(EXERCISE TASK): Transcribe each line of the material as it is, and drop any picture.

◆ ◆ ◆ ◆

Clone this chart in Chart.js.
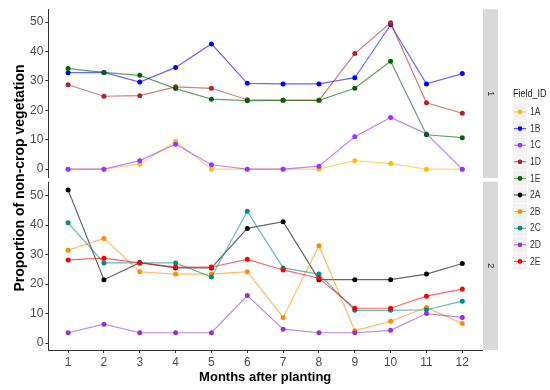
<!DOCTYPE html>
<html><head><meta charset="utf-8">
<script src="https://cdn.jsdelivr.net/npm/chart.js@4/dist/chart.umd.min.js"></script>
<style>html,body{margin:0;padding:0;background:#fff;}#wrap{position:relative;width:550px;height:390px;}</style>
</head><body><div id="wrap"><canvas id="c" width="550" height="390"></canvas></div>
<script>
// ---- data ----
const months = [1,2,3,4,5,6,7,8,9,10,11,12];
const fieldIds = ['1A','1B','1C','1D','1E','2A','2B','2C','2D','2E'];
const field1A = [0,0,1.7,9.5,0,0,0,0,2.9,1.9,0,0];
const field1B = [32.8,32.9,29.6,34.6,42.6,29.2,29.0,29.0,31.1,49.1,29.0,32.5];
const field1C = [0,0,2.9,8.5,1.5,0,0,1.0,11.0,17.6,12.0,0];
const field1D = [28.7,24.8,25.0,28.0,27.5,23.6,23.4,23.4,39.3,49.8,22.6,19.0];
const field1E = [34.2,32.9,31.9,27.4,23.8,23.3,23.4,23.4,27.5,36.7,11.7,10.7];
const field2A = [51.9,21.5,27.3,25.5,25.5,38.9,41.2,21.5,21.5,21.5,23.4,27.0];
const field2B = [31.5,35.5,24.2,23.4,23.4,24.2,8.7,33.0,4.2,7.4,12.1,6.6];
const field2C = [40.8,27.2,27.2,27.2,22.4,44.7,25.5,23.4,11.1,11.1,11.3,14.2];
const field2D = [3.5,6.4,3.5,3.5,3.5,16.1,4.7,3.5,3.5,4.3,10.0,8.7];
const field2E = [28.2,28.8,27.2,25.8,25.8,28.4,24.8,22.0,11.8,11.8,15.9,18.3];
const panelLabels = ['1','2'];
const yTickValues = [0,10,20,30,40,50];
const xTickValues = months;

// ---- styles ----
const seriesValues = [field1A,field1B,field1C,field1D,field1E,field2A,field2B,field2C,field2D,field2E];
const seriesColors = ['#FFB90F','#0000FF','#9B30FF','#B22222','#006400','#000000','#FF8C00','#008B8B','#9932CC','#FF0000'];
function rgba(hex,a){const n=parseInt(hex.slice(1),16);return `rgba(${n>>16&255},${n>>8&255},${n&255},${a})`;}
const FONT = "'Liberation Sans', Arial, sans-serif";

const datasets = fieldIds.map((id,i)=>({
  label:id,
  data: months.map((m,j)=>({x:m,y:seriesValues[i][j]})),
  yAxisID: id[0]==='1' ? 'yTop' : 'yBot',
  borderColor: rgba(seriesColors[i],0.6),
  backgroundColor: seriesColors[i],
  pointBackgroundColor: seriesColors[i],
  pointBorderWidth:0,
  pointRadius:2.5,
  borderWidth:1.2,
  tension:0,
  order: fieldIds.length - i
}));

const axisTick = {drawOnChartArea:false, drawTicks:true, tickLength:3, color:'#333', tickColor:'#333'};
const tickFont = {family:FONT, size:12};

function yScale(min,max){
  return {
    type:'linear', position:'left', stack:'panels', stackWeight:1,
    min, max,
    afterBuildTicks: s => { s.ticks = yTickValues.map(v=>({value:v})); },
    afterFit: s => { s.width = 48.4; },
    ticks:{color:'#4d4d4d', font:tickFont, padding:2},
    grid: axisTick,
    border:{display:true, color:'#333', width:1}
  };
}

const extras = {
  id:'extras',
  afterDraw(chart){
    const ctx = chart.ctx;
    const top = chart.scales.yTop, bot = chart.scales.yBot;
    ctx.save();
    // gap between panels
    ctx.fillStyle = '#fff';
    ctx.fillRect(40, top.bottom-1.5, 20, 3.5);
    // strips
    const sx = chart.chartArea.right + 1, sw = 15;
    const panels = [[top.top, top.bottom-1.5],[bot.top+2, bot.bottom]];
    panels.forEach((p,k)=>{
      ctx.fillStyle = '#d9d9d9';
      ctx.fillRect(sx, p[0], sw, p[1]-p[0]);
      ctx.save();
      ctx.translate(sx+sw/2, (p[0]+p[1])/2);
      ctx.rotate(Math.PI/2);
      ctx.fillStyle = '#1a1a1a';
      ctx.font = `9px ${FONT}`;
      ctx.textAlign='center'; ctx.textBaseline='middle';
      ctx.fillText(panelLabels[k],0,0);
      ctx.restore();
    });
    // axis titles
    ctx.fillStyle = '#000';
    ctx.font = `bold 13px ${FONT}`;
    ctx.textAlign='center'; ctx.textBaseline='middle';
    ctx.fillText('Months after planting', (chart.chartArea.left+chart.chartArea.right)/2, 377);
    ctx.save();
    ctx.translate(20.5, 178);
    ctx.rotate(-Math.PI/2);
    ctx.font = `bold 14px ${FONT}`;
    ctx.fillText('Proportion of non-crop vegetation',0,0);
    ctx.restore();
    // legend
    const lx = 513;
    ctx.textAlign='left';
    ctx.save();
    ctx.translate(lx, 94);
    ctx.scale(0.82, 1);
    ctx.font = `11px ${FONT}`;
    ctx.fillStyle = '#1a1a1a';
    ctx.fillText('Field_ID', 0, 0);
    ctx.restore();
    fieldIds.forEach((id,i)=>{
      const y = 112 + i*16.6;
      ctx.fillStyle = '#f2f2f2';
      ctx.fillRect(lx, y-8, 14, 16);
      ctx.strokeStyle = rgba(seriesColors[i],0.6);
      ctx.lineWidth = 1.2;
      ctx.beginPath(); ctx.moveTo(lx+1, y); ctx.lineTo(lx+13, y); ctx.stroke();
      ctx.fillStyle = seriesColors[i];
      ctx.beginPath(); ctx.arc(lx+7, y, 2.4, 0, Math.PI*2); ctx.fill();
      ctx.save();
      ctx.translate(lx+17, y+0.5);
      ctx.scale(0.85, 1);
      ctx.fillStyle = '#333';
      ctx.font = `10px ${FONT}`;
      ctx.fillText(id, 0, 0);
      ctx.restore();
    });
    ctx.restore();
  }
};

new Chart(document.getElementById('c'), {
  type:'line',
  data:{datasets},
  options:{
    responsive:false, animation:false, devicePixelRatio:1,
    layout:{padding:{left:0,right:68,top:7,bottom:0}},
    plugins:{legend:{display:false}, tooltip:{enabled:false}},
    scales:{
      x:{
        type:'linear', min:0.45, max:12.55,
        afterBuildTicks: s => { s.ticks = xTickValues.map(v=>({value:v})); },
        afterFit: s => { s.height = 40; },
        ticks:{color:'#4d4d4d', font:tickFont, padding:2, maxRotation:0, autoSkip:false},
        grid: axisTick,
        border:{display:true, color:'#333', width:1}
      },
      yBot: yScale(-2.36, 55.46),
      yTop: yScale(-3.55, 54.4)
    }
  },
  plugins:[extras]
});
</script></body></html>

◆ ◆ ◆ ◆

(EXERCISE ANSWER):
Clone this chart in Chart.js.
<!DOCTYPE html>
<html><head><meta charset="utf-8">
<script src="https://cdn.jsdelivr.net/npm/chart.js@4/dist/chart.umd.min.js"></script>
<style>html,body{margin:0;padding:0;background:#fff;}#wrap{position:relative;width:550px;height:390px;}</style>
</head><body><div id="wrap"><canvas id="c" width="550" height="390"></canvas></div>
<script>
// ---- data ----
const months = [1,2,3,4,5,6,7,8,9,10,11,12];
const fieldIds = ['1A','1B','1C','1D','1E','2A','2B','2C','2D','2E'];
const field1A = [0,0,1.7,9.5,0,0,0,0,2.9,1.9,0,0];
const field1B = [32.8,32.9,29.6,34.6,42.6,29.2,29.0,29.0,31.1,49.1,29.0,32.5];
const field1C = [0,0,2.9,8.5,1.5,0,0,1.0,11.0,17.6,12.0,0];
const field1D = [28.7,24.8,25.0,28.0,27.5,23.6,23.4,23.4,39.3,49.8,22.6,19.0];
const field1E = [34.2,32.9,31.9,27.4,23.8,23.3,23.4,23.4,27.5,36.7,11.7,10.7];
const field2A = [51.9,21.5,27.3,25.5,25.5,38.9,41.2,21.5,21.5,21.5,23.4,27.0];
const field2B = [31.5,35.5,24.2,23.4,23.4,24.2,8.7,33.0,4.2,7.4,12.1,6.6];
const field2C = [40.8,27.2,27.2,27.2,22.4,44.7,25.5,23.4,11.1,11.1,11.3,14.2];
const field2D = [3.5,6.4,3.5,3.5,3.5,16.1,4.7,3.5,3.5,4.3,10.0,8.7];
const field2E = [28.2,28.8,27.2,25.8,25.8,28.4,24.8,22.0,11.8,11.8,15.9,18.3];
const panelLabels = ['1','2'];
const yTickValues = [0,10,20,30,40,50];
const xTickValues = months;

// ---- styles ----
const seriesValues = [field1A,field1B,field1C,field1D,field1E,field2A,field2B,field2C,field2D,field2E];
const seriesColors = ['#FFB90F','#0000FF','#9B30FF','#B22222','#006400','#000000','#FF8C00','#008B8B','#9932CC','#FF0000'];
function rgba(hex,a){const n=parseInt(hex.slice(1),16);return `rgba(${n>>16&255},${n>>8&255},${n&255},${a})`;}
const FONT = "'Liberation Sans', Arial, sans-serif";

const datasets = fieldIds.map((id,i)=>({
  label:id,
  data: months.map((m,j)=>({x:m,y:seriesValues[i][j]})),
  yAxisID: id[0]==='1' ? 'yTop' : 'yBot',
  borderColor: rgba(seriesColors[i],0.6),
  backgroundColor: seriesColors[i],
  pointBackgroundColor: seriesColors[i],
  pointBorderWidth:0,
  pointRadius:2.5,
  borderWidth:1.2,
  tension:0,
  order: fieldIds.length - i
}));

const axisTick = {drawOnChartArea:false, drawTicks:true, tickLength:3, color:'#333', tickColor:'#333'};
const tickFont = {family:FONT, size:12};

function yScale(min,max){
  return {
    type:'linear', position:'left', stack:'panels', stackWeight:1,
    min, max,
    afterBuildTicks: s => { s.ticks = yTickValues.map(v=>({value:v})); },
    afterFit: s => { s.width = 48.4; },
    ticks:{color:'#4d4d4d', font:tickFont, padding:2},
    grid: axisTick,
    border:{display:true, color:'#333', width:1}
  };
}

const extras = {
  id:'extras',
  afterDraw(chart){
    const ctx = chart.ctx;
    const top = chart.scales.yTop, bot = chart.scales.yBot;
    ctx.save();
    // gap between panels
    ctx.fillStyle = '#fff';
    ctx.fillRect(40, top.bottom-1.5, 20, 3.5);
    // strips
    const sx = chart.chartArea.right + 1, sw = 15;
    const panels = [[top.top, top.bottom-1.5],[bot.top+2, bot.bottom]];
    panels.forEach((p,k)=>{
      ctx.fillStyle = '#d9d9d9';
      ctx.fillRect(sx, p[0], sw, p[1]-p[0]);
      ctx.save();
      ctx.translate(sx+sw/2, (p[0]+p[1])/2);
      ctx.rotate(Math.PI/2);
      ctx.fillStyle = '#1a1a1a';
      ctx.font = `9px ${FONT}`;
      ctx.textAlign='center'; ctx.textBaseline='middle';
      ctx.fillText(panelLabels[k],0,0);
      ctx.restore();
    });
    // axis titles
    ctx.fillStyle = '#000';
    ctx.font = `bold 13px ${FONT}`;
    ctx.textAlign='center'; ctx.textBaseline='middle';
    ctx.fillText('Months after planting', (chart.chartArea.left+chart.chartArea.right)/2, 377);
    ctx.save();
    ctx.translate(20.5, 178);
    ctx.rotate(-Math.PI/2);
    ctx.font = `bold 14px ${FONT}`;
    ctx.fillText('Proportion of non-crop vegetation',0,0);
    ctx.restore();
    // legend
    const lx = 513;
    ctx.textAlign='left';
    ctx.save();
    ctx.translate(lx, 94);
    ctx.scale(0.82, 1);
    ctx.font = `11px ${FONT}`;
    ctx.fillStyle = '#1a1a1a';
    ctx.fillText('Field_ID', 0, 0);
    ctx.restore();
    fieldIds.forEach((id,i)=>{
      const y = 112 + i*16.6;
      ctx.fillStyle = '#f2f2f2';
      ctx.fillRect(lx, y-8, 14, 16);
      ctx.strokeStyle = rgba(seriesColors[i],0.6);
      ctx.lineWidth = 1.2;
      ctx.beginPath(); ctx.moveTo(lx+1, y); ctx.lineTo(lx+13, y); ctx.stroke();
      ctx.fillStyle = seriesColors[i];
      ctx.beginPath(); ctx.arc(lx+7, y, 2.4, 0, Math.PI*2); ctx.fill();
      ctx.save();
      ctx.translate(lx+17, y+0.5);
      ctx.scale(0.85, 1);
      ctx.fillStyle = '#333';
      ctx.font = `10px ${FONT}`;
      ctx.fillText(id, 0, 0);
      ctx.restore();
    });
    ctx.restore();
  }
};

new Chart(document.getElementById('c'), {
  type:'line',
  data:{datasets},
  options:{
    responsive:false, animation:false, devicePixelRatio:1,
    layout:{padding:{left:0,right:68,top:7,bottom:0}},
    plugins:{legend:{display:false}, tooltip:{enabled:false}},
    scales:{
      x:{
        type:'linear', min:0.45, max:12.55,
        afterBuildTicks: s => { s.ticks = xTickValues.map(v=>({value:v})); },
        afterFit: s => { s.height = 40; },
        ticks:{color:'#4d4d4d', font:tickFont, padding:2, maxRotation:0, autoSkip:false},
        grid: axisTick,
        border:{display:true, color:'#333', width:1}
      },
      yBot: yScale(-2.36, 55.46),
      yTop: yScale(-3.55, 54.4)
    }
  },
  plugins:[extras]
});
</script></body></html>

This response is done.